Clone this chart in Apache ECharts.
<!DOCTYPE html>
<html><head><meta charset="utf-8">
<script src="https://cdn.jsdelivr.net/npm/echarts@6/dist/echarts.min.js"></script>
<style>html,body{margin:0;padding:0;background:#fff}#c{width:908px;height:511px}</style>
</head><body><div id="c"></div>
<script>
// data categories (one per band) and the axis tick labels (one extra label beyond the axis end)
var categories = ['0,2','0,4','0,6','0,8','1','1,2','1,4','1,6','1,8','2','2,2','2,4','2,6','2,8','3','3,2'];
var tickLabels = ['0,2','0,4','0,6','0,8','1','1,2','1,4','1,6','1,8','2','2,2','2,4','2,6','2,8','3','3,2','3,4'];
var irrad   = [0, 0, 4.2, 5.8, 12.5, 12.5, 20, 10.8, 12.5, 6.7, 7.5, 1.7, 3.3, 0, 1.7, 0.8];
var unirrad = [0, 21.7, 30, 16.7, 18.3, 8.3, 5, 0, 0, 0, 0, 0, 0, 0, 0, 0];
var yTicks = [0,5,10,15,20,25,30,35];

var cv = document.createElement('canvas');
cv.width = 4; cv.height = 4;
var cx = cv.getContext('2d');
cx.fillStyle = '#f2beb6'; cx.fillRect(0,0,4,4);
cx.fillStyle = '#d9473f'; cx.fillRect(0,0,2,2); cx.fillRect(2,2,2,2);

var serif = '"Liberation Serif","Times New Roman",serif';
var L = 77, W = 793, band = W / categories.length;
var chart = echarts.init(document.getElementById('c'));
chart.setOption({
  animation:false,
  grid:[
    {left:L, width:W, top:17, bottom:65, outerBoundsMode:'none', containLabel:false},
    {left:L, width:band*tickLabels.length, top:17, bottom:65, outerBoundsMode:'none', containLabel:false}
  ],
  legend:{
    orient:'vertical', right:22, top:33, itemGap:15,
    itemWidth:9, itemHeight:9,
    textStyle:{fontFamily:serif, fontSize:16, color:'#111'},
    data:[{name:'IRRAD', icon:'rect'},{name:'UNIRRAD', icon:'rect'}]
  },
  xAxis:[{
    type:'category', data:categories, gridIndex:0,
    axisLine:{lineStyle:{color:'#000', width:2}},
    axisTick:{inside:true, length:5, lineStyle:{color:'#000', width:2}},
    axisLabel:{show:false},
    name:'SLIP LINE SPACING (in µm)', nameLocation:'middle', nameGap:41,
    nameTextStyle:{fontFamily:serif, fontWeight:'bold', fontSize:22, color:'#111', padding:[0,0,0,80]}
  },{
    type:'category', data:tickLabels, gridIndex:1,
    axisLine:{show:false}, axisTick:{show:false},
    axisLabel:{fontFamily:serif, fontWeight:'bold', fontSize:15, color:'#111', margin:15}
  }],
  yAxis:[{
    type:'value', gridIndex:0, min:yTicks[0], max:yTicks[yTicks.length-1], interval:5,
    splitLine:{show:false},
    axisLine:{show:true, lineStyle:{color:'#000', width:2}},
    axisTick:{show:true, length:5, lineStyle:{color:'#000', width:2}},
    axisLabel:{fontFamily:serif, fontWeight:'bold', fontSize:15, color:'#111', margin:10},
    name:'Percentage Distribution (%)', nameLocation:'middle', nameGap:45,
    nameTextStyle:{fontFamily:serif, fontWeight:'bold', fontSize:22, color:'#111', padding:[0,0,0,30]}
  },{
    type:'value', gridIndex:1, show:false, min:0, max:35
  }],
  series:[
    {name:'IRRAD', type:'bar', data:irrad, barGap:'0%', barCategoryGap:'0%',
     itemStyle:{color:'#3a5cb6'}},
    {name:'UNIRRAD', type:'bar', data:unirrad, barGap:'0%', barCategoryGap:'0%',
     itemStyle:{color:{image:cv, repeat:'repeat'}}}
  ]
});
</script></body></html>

______________________________

WHAT YOU NEED TO DO:
Word for word, quote the lines of the material from the first line through the line with "cx.fillStyle = '#d9473f';", both ends included.

COMPLETE RESPONSE:
Clone this chart in Apache ECharts.
<!DOCTYPE html>
<html><head><meta charset="utf-8">
<script src="https://cdn.jsdelivr.net/npm/echarts@6/dist/echarts.min.js"></script>
<style>html,body{margin:0;padding:0;background:#fff}#c{width:908px;height:511px}</style>
</head><body><div id="c"></div>
<script>
// data categories (one per band) and the axis tick labels (one extra label beyond the axis end)
var categories = ['0,2','0,4','0,6','0,8','1','1,2','1,4','1,6','1,8','2','2,2','2,4','2,6','2,8','3','3,2'];
var tickLabels = ['0,2','0,4','0,6','0,8','1','1,2','1,4','1,6','1,8','2','2,2','2,4','2,6','2,8','3','3,2','3,4'];
var irrad   = [0, 0, 4.2, 5.8, 12.5, 12.5, 20, 10.8, 12.5, 6.7, 7.5, 1.7, 3.3, 0, 1.7, 0.8];
var unirrad = [0, 21.7, 30, 16.7, 18.3, 8.3, 5, 0, 0, 0, 0, 0, 0, 0, 0, 0];
var yTicks = [0,5,10,15,20,25,30,35];

var cv = document.createElement('canvas');
cv.width = 4; cv.height = 4;
var cx = cv.getContext('2d');
cx.fillStyle = '#f2beb6'; cx.fillRect(0,0,4,4);
cx.fillStyle = '#d9473f'; cx.fillRect(0,0,2,2); cx.fillRect(2,2,2,2);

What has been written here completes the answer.